Wir waren erst vor ein paar Monaten in einem Kinderhotel im Südburgenland, dessen Hotelmaskottchen ein Wasserbüffel namens Kasimir ist. Vor dem Hotel steht ein riesiger Ahornbaum, auf dem dutzende Schnuller hängen. Das Hotel nennt ihn Schnullerbaum und macht eigene Zeremonien mit dem Stofftiermaskottchen Kasimir. Beides schlagen Experten ja immer wieder vor, damit sich Kinder vom Schnuller trennen: Abschiedszeremonien und/oder den Schnuller im Urlaub abgewöhnen, weil in neuer Umgebung auch Lebensgewohnheiten leichter geändert werden können. Für uns war das beim Hotelbesuch damals noch kein Thema. Für Noah anscheinend aber schon.

Und so liegen wir drei Männer frühmorgens im Bett und Noah schlägt quasi von sich aus vor, den Schnuller jetzt abzugeben. Kurz überlege ich, ob ich spontan mit den zwei Kids ins Südburgenland fahren soll, erspar mir das aber, weil Theo gleich vorschlägt, den Schnuller des kleinen Bruders auf einen Baum in unserer Nähe zu hängen. Und Noah hofft dann auch gleich, dass der Wasserbüffel Kasimir zu uns kommt.

Also ziehen wir uns an, hängen alle Schnuller auf ein Stück Wolle und suchen uns einen Baum keine 30 Meter von unserem Haus im Wienerwald entfernt. Nach dem Frühstück machen wir noch einmal einen Kontrollgang, ob Kasimir die Schnuller schon geholt hat.
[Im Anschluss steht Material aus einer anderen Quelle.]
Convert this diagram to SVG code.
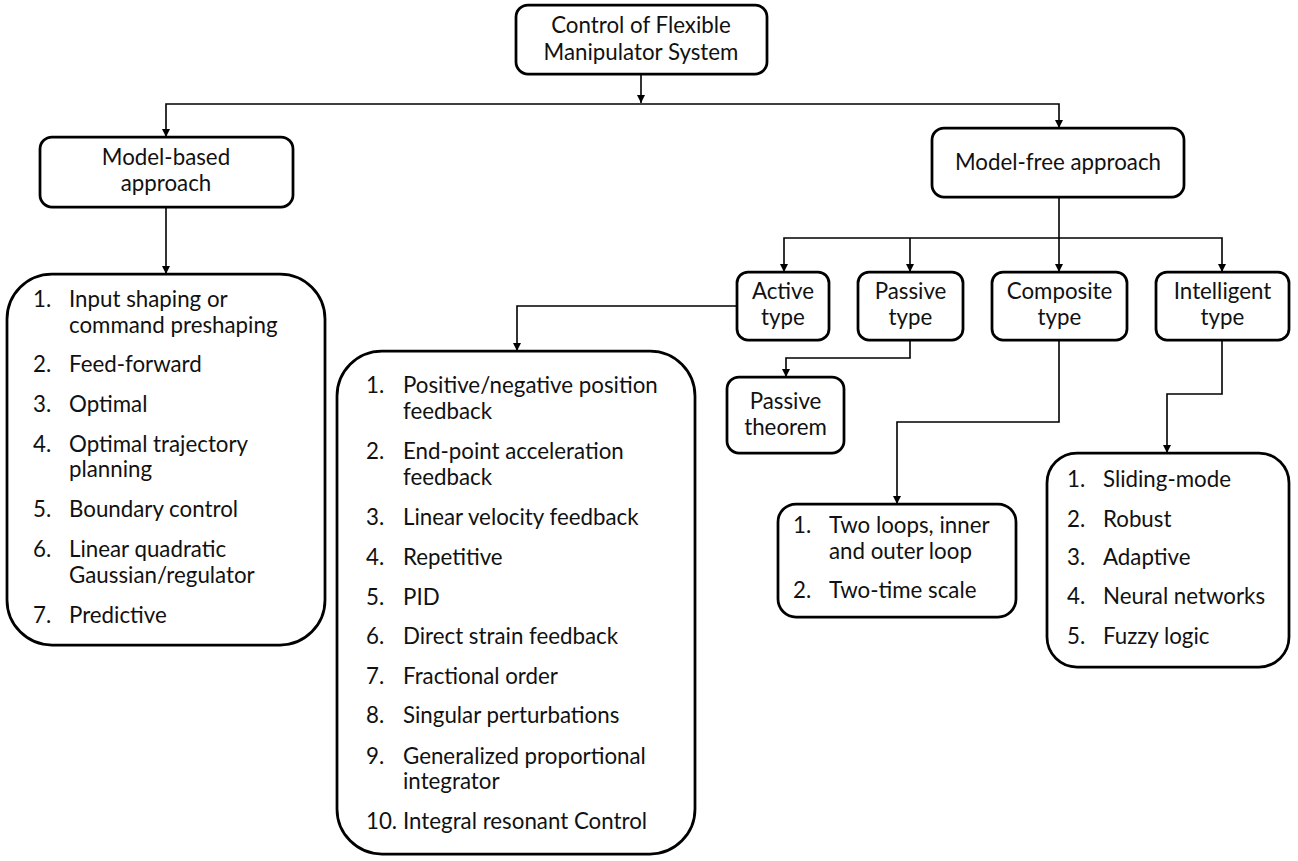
<svg xmlns="http://www.w3.org/2000/svg" width="1298" height="861" viewBox="0 0 1298 861">
<style>
.box{fill:#fff;stroke:#000;stroke-width:2.75}
.t{font-family:Lato,"Liberation Sans",sans-serif;font-size:22.3px;fill:#111}
.c{text-anchor:middle}
.ln{fill:none;stroke:#000;stroke-width:1.6}
</style>
<defs>
<marker id="ah" markerUnits="userSpaceOnUse" markerWidth="8" markerHeight="8" refX="8" refY="4" orient="auto">
<path d="M0,0 L8,4 L0,8 z" fill="#000"/>
</marker>
</defs>
<rect width="1298" height="861" fill="#fff"/>
<g id="connectors">
<path class="ln" d="M641,74 V103" marker-end="url(#ah)"/>
<path class="ln" d="M641,104 H166 V137" marker-end="url(#ah)"/>
<path class="ln" d="M641,104 H1059 V128" marker-end="url(#ah)"/>
<path class="ln" d="M166,207 V274" marker-end="url(#ah)"/>
<path class="ln" d="M1059,197 V238 H784 V272" marker-end="url(#ah)"/>
<path class="ln" d="M910,238 V272" marker-end="url(#ah)"/>
<path class="ln" d="M1059,238 V272" marker-end="url(#ah)"/>
<path class="ln" d="M1059,238 H1222 V272" marker-end="url(#ah)"/>
<path class="ln" d="M737,306 H517 V351" marker-end="url(#ah)"/>
<path class="ln" d="M910,340 V358 H786 V377" marker-end="url(#ah)"/>
<path class="ln" d="M1059,340 V422 H897 V504" marker-end="url(#ah)"/>
<path class="ln" d="M1222,340 V394 H1167 V453" marker-end="url(#ah)"/>
</g>
<g id="root">
<rect class="box" x="516" y="5" width="251" height="69" rx="12"/>
<text class="t c" x="641" y="33">Control of Flexible</text>
<text class="t c" x="641" y="60">Manipulator System</text>
</g>
<g id="model-based">
<rect class="box" x="40" y="137" width="253" height="70" rx="12"/>
<text class="t c" x="166" y="165">Model-based</text>
<text class="t c" x="166" y="191">approach</text>
</g>
<g id="model-free">
<rect class="box" x="932" y="128" width="252" height="69" rx="12"/>
<text class="t c" x="1058" y="170">Model-free approach</text>
</g>
<g id="active">
<rect class="box" x="737" y="272" width="92" height="68" rx="11"/>
<text class="t c" x="783" y="299">Active</text>
<text class="t c" x="783" y="325">type</text>
</g>
<g id="passive">
<rect class="box" x="858" y="272" width="105" height="68" rx="11"/>
<text class="t c" x="910.5" y="299">Passive</text>
<text class="t c" x="910.5" y="325">type</text>
</g>
<g id="composite">
<rect class="box" x="992" y="272" width="135" height="68" rx="11"/>
<text class="t c" x="1059.5" y="299">Composite</text>
<text class="t c" x="1059.5" y="325">type</text>
</g>
<g id="intelligent">
<rect class="box" x="1156" y="272" width="133" height="68" rx="11"/>
<text class="t c" x="1222.5" y="299">Intelligent</text>
<text class="t c" x="1222.5" y="325">type</text>
</g>
<g id="passive-theorem">
<rect class="box" x="727" y="377" width="117" height="76" rx="12"/>
<text class="t c" x="785.5" y="409">Passive</text>
<text class="t c" x="785.5" y="435">theorem</text>
</g>
<g id="model-based-list">
<rect class="box" x="7" y="274" width="318" height="371" rx="45"/>
<text class="t" x="33" y="307">1.</text><text class="t" x="69" y="307">Input shaping or</text>
<text class="t" x="69" y="333">command preshaping</text>
<text class="t" x="33" y="372">2.</text><text class="t" x="69" y="372">Feed-forward</text>
<text class="t" x="33" y="412">3.</text><text class="t" x="69" y="412">Optimal</text>
<text class="t" x="33" y="452">4.</text><text class="t" x="69" y="452">Optimal trajectory</text>
<text class="t" x="69" y="477">planning</text>
<text class="t" x="33" y="517">5.</text><text class="t" x="69" y="517">Boundary control</text>
<text class="t" x="33" y="557">6.</text><text class="t" x="69" y="557">Linear quadratic</text>
<text class="t" x="69" y="583">Gaussian/regulator</text>
<text class="t" x="33" y="623">7.</text><text class="t" x="69" y="623">Predictive</text>
</g>
<g id="active-list">
<rect class="box" x="337" y="351" width="358" height="503" rx="45"/>
<text class="t" x="366" y="393">1.</text><text class="t" x="403" y="393">Positive/negative position</text>
<text class="t" x="403" y="419">feedback</text>
<text class="t" x="366" y="459">2.</text><text class="t" x="403" y="459">End-point acceleration</text>
<text class="t" x="403" y="485">feedback</text>
<text class="t" x="366" y="525">3.</text><text class="t" x="403" y="525">Linear velocity feedback</text>
<text class="t" x="366" y="565">4.</text><text class="t" x="403" y="565">Repetitive</text>
<text class="t" x="366" y="605">5.</text><text class="t" x="403" y="605">PID</text>
<text class="t" x="366" y="644">6.</text><text class="t" x="403" y="644">Direct strain feedback</text>
<text class="t" x="366" y="684">7.</text><text class="t" x="403" y="684">Fractional order</text>
<text class="t" x="366" y="723">8.</text><text class="t" x="403" y="723">Singular perturbations</text>
<text class="t" x="366" y="764">9.</text><text class="t" x="403" y="764">Generalized proportional</text>
<text class="t" x="403" y="789">integrator</text>
<text class="t" x="366" y="829">10.</text><text class="t" x="403" y="829">Integral resonant Control</text>
</g>
<g id="composite-list">
<rect class="box" x="778" y="504" width="238" height="113" rx="18"/>
<text class="t" x="793" y="533">1.</text><text class="t" x="829" y="533">Two loops, inner</text>
<text class="t" x="829" y="559">and outer loop</text>
<text class="t" x="793" y="598">2.</text><text class="t" x="829" y="598">Two-time scale</text>
</g>
<g id="intelligent-list">
<rect class="box" x="1047" y="453" width="242" height="214" rx="30"/>
<text class="t" x="1067" y="487">1.</text><text class="t" x="1103" y="487">Sliding-mode</text>
<text class="t" x="1067" y="527">2.</text><text class="t" x="1103" y="527">Robust</text>
<text class="t" x="1067" y="565">3.</text><text class="t" x="1103" y="565">Adaptive</text>
<text class="t" x="1067" y="604">4.</text><text class="t" x="1103" y="604">Neural networks</text>
<text class="t" x="1067" y="644">5.</text><text class="t" x="1103" y="644">Fuzzy logic</text>
</g>
</svg>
Aber so schnell ist nicht einmal ein Wasserbüffel…

 

Der Schnulli-Baum

Der große Bruder unterstützt Noah bei dem großen Schritt.

Einmal noch winken und dann dürfen die Schnullis abgeholt werden.

Die Schnuller sind weg

Nach einem Lebensmitteleinkauf (bei dem sich nicht nur Lebensmittel, sondern auch andere kleine Dinge kaufen lassen), bringen wir alle Sachen noch ins Haus – die Burschen beschäftigen sich kurz alleine, während ich die Sachen ausräume (und im Garten kurz ‚was nachschauen’ muss). Bis ich den Burschen schon Bescheid geben kann: „Die Schnuller sind weg.“

Und so marschieren wir voller Aufregung zu unserem Schnullerbaum, der auf einmal nicht mehr mit Noahs Schnullern, sondern mit kleinen Geschenken für ihn geschmückt ist: Paw Patrol-Autos, die er sehr sehr gerne hat – und endlich auch eine eigene kleine Wasserspritzpistole, die sich Noah sonst immer von Theo ausborgen hat müssen.
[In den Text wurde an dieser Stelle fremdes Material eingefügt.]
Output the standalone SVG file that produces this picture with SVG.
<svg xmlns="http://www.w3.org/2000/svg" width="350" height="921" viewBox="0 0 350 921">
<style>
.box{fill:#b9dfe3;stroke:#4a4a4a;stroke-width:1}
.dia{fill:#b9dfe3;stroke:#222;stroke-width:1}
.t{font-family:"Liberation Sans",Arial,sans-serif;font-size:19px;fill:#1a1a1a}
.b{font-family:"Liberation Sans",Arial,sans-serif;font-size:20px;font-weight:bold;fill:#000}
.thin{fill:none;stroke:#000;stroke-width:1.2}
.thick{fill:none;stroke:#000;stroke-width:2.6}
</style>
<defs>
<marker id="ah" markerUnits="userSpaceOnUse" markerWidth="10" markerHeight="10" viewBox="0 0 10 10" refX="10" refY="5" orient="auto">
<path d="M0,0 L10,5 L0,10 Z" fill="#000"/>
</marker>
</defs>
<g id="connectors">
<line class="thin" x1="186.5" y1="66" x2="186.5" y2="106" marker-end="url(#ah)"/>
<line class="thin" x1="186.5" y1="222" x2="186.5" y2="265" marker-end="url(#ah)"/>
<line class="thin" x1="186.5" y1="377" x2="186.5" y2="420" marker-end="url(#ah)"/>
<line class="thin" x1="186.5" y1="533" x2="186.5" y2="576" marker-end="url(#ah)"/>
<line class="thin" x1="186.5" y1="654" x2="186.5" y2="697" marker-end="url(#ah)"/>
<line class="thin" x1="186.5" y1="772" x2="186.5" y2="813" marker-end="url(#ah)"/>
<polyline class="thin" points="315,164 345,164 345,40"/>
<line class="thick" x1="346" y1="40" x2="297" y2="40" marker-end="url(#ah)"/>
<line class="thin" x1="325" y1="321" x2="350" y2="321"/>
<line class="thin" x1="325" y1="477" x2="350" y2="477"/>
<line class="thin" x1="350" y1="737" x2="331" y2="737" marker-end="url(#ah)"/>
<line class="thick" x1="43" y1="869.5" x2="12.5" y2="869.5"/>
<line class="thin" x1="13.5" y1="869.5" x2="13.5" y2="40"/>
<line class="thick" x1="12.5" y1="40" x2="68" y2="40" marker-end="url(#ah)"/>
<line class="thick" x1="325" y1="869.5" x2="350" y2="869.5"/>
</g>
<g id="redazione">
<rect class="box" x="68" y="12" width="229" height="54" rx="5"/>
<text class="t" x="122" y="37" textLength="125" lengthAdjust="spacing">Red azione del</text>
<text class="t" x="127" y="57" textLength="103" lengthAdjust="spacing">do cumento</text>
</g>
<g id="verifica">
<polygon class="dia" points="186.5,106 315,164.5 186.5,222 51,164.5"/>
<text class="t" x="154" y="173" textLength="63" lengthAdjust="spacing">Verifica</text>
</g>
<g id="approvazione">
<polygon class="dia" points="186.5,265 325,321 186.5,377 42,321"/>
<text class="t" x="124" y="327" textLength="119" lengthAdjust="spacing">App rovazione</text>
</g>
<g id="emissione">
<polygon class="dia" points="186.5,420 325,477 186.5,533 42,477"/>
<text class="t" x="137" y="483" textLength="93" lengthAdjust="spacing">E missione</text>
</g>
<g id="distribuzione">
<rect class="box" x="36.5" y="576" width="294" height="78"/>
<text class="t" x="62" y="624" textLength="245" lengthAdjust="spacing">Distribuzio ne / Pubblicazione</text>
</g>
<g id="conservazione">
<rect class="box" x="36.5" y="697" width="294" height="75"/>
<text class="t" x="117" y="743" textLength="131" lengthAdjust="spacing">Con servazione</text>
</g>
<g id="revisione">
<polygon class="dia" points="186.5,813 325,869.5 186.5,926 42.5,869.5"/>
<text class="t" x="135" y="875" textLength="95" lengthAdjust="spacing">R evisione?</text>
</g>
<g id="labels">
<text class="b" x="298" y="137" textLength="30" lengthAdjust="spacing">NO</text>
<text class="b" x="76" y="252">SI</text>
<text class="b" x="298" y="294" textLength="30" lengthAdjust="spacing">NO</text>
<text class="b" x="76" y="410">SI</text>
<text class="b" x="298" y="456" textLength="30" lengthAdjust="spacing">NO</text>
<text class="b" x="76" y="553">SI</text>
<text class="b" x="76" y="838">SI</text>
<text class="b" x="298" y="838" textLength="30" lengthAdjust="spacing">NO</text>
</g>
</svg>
Beim Einschalfen am ersten Abend hat Noah noch einmal kurz gefragt, wo die Schnuller sind – und kurz gemeint, dass er sie zurückhaben möchte. Das Argument, dass auch sein Bruder Theo und ich keinen benutzen, war aber überzeugend genug.

Die Schnuller waren Vergangenheit – zur Überraschung von uns selbst und erst recht von Mama und Oma, als sie von London wieder retour gekommen sind. Wer hätte schon gedacht, dass ein Männerwochenende für sowas gut sein kann.